→ Stated exercise
Show all lines that include the string "Give"; copy each one.

→ Data extract
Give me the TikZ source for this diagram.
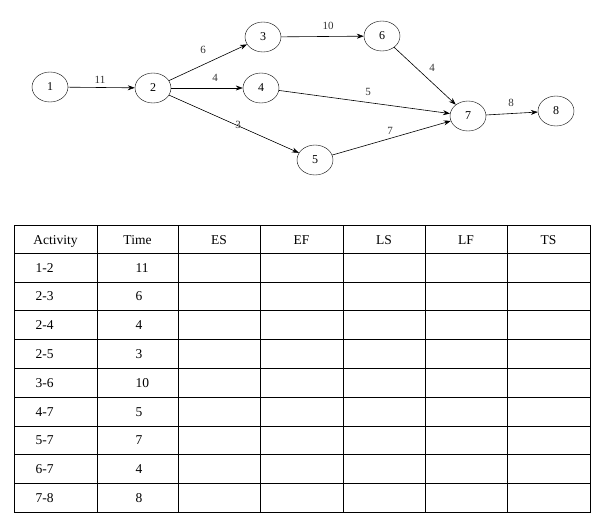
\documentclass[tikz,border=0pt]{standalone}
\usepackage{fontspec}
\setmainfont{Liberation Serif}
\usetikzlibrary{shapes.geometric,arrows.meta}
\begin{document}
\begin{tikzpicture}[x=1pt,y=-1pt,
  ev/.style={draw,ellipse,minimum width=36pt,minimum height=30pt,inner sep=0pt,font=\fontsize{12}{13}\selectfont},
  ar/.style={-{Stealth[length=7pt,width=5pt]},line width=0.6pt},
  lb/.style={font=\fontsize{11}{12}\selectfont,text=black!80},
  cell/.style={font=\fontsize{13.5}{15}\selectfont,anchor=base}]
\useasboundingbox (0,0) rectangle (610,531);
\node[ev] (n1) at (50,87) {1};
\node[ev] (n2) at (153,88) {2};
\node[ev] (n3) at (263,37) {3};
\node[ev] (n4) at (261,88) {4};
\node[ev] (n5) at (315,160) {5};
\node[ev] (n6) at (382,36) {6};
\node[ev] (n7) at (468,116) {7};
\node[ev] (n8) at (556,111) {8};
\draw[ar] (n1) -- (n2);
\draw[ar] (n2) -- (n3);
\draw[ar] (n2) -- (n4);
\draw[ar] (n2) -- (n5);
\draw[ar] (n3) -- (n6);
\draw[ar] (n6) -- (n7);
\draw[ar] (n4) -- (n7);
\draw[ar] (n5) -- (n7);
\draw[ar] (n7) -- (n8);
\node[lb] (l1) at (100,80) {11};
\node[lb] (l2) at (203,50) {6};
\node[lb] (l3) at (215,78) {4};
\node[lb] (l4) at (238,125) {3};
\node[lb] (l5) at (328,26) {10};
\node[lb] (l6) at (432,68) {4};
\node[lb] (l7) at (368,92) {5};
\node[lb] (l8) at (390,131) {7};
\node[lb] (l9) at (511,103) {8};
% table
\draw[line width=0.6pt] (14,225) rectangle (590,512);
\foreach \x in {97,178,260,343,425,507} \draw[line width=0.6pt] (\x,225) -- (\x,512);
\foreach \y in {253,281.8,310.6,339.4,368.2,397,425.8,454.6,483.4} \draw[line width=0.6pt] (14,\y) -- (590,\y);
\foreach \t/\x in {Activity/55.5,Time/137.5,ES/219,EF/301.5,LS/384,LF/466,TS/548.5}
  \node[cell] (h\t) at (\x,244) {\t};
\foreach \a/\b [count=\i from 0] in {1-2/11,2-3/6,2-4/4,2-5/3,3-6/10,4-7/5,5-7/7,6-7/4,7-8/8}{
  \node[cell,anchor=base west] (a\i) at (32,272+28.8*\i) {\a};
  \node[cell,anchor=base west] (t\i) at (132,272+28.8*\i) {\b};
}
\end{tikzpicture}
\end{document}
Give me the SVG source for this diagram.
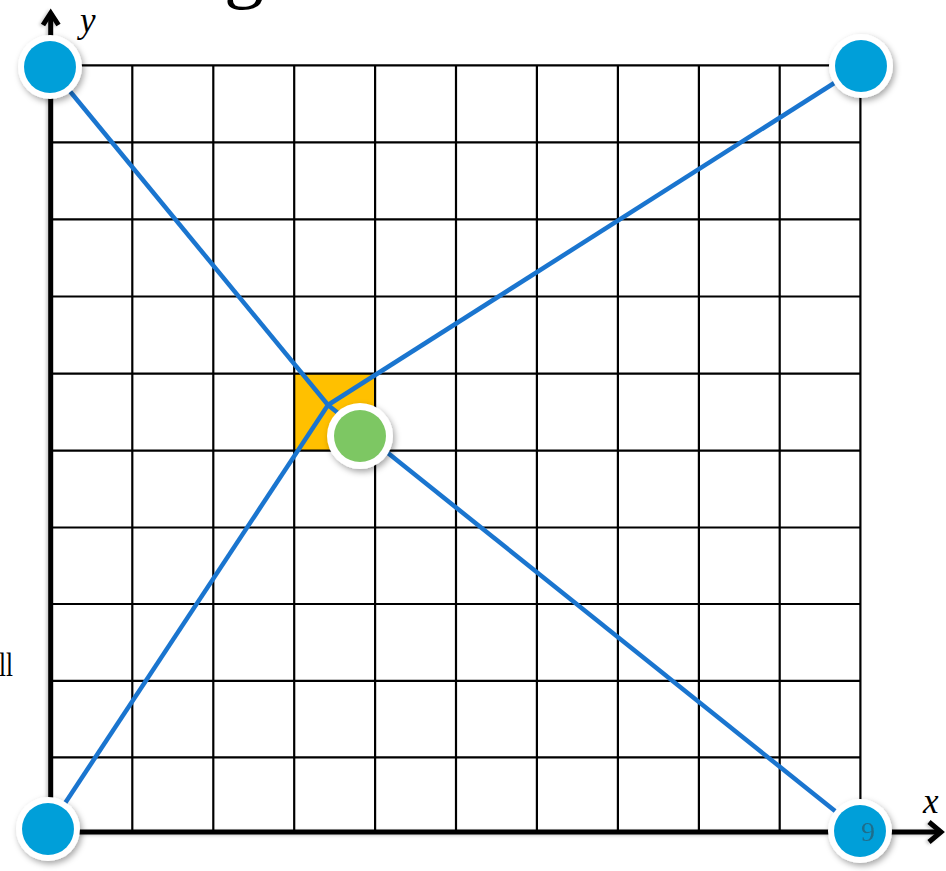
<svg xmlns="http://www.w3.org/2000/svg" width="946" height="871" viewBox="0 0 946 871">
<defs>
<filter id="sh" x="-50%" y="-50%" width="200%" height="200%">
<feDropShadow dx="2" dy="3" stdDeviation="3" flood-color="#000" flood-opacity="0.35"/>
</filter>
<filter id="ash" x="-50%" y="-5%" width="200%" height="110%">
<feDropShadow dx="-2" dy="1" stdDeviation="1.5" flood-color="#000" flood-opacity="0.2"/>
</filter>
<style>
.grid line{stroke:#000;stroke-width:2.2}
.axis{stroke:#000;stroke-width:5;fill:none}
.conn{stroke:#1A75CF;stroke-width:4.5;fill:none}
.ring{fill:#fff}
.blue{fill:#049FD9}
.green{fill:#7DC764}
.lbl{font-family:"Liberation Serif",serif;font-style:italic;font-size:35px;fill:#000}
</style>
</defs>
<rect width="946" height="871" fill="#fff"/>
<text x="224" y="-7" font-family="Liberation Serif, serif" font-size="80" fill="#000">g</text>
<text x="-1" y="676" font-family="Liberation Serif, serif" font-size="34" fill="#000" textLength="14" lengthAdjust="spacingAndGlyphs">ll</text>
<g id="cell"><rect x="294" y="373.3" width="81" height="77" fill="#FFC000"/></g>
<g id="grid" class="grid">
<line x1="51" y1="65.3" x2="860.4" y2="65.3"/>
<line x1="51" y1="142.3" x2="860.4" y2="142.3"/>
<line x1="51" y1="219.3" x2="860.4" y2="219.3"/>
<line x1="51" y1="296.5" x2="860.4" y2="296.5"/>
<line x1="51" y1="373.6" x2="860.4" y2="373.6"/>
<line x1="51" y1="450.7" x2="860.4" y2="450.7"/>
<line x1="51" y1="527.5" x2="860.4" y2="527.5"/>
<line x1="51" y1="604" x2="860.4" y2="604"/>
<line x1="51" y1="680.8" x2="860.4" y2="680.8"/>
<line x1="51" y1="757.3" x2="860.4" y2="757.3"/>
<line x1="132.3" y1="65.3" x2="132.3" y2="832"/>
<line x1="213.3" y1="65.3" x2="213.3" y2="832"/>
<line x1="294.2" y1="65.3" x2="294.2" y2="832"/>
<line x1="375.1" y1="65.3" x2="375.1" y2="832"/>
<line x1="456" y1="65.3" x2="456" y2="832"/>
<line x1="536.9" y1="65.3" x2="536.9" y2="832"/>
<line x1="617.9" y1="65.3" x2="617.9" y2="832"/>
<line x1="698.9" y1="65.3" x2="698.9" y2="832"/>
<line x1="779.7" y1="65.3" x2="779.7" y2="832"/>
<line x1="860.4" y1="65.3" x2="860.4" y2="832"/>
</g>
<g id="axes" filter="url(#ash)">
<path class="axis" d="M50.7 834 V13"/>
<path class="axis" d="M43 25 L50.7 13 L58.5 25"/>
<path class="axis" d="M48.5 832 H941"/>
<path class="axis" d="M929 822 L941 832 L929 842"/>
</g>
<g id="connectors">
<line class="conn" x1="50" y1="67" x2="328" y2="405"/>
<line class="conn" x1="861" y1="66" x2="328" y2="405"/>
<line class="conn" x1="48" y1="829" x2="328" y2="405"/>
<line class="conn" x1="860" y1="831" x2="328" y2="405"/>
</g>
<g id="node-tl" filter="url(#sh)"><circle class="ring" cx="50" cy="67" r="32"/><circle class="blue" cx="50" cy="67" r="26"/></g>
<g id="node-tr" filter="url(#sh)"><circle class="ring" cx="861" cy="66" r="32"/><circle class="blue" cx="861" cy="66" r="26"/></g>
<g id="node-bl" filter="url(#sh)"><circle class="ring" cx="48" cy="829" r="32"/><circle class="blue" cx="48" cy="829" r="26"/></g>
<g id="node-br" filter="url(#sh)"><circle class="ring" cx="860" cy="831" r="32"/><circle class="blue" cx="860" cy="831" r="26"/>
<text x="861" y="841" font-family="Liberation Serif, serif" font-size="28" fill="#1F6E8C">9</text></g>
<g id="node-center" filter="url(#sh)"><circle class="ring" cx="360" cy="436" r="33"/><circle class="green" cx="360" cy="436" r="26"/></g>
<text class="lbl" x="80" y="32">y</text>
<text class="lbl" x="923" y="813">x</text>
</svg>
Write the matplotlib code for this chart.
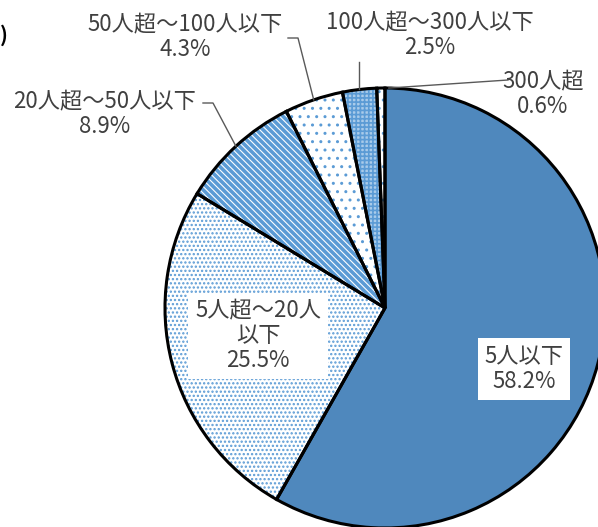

→ Exercise result
Give me the TikZ source for this diagram.
Give me the SVG source for this diagram.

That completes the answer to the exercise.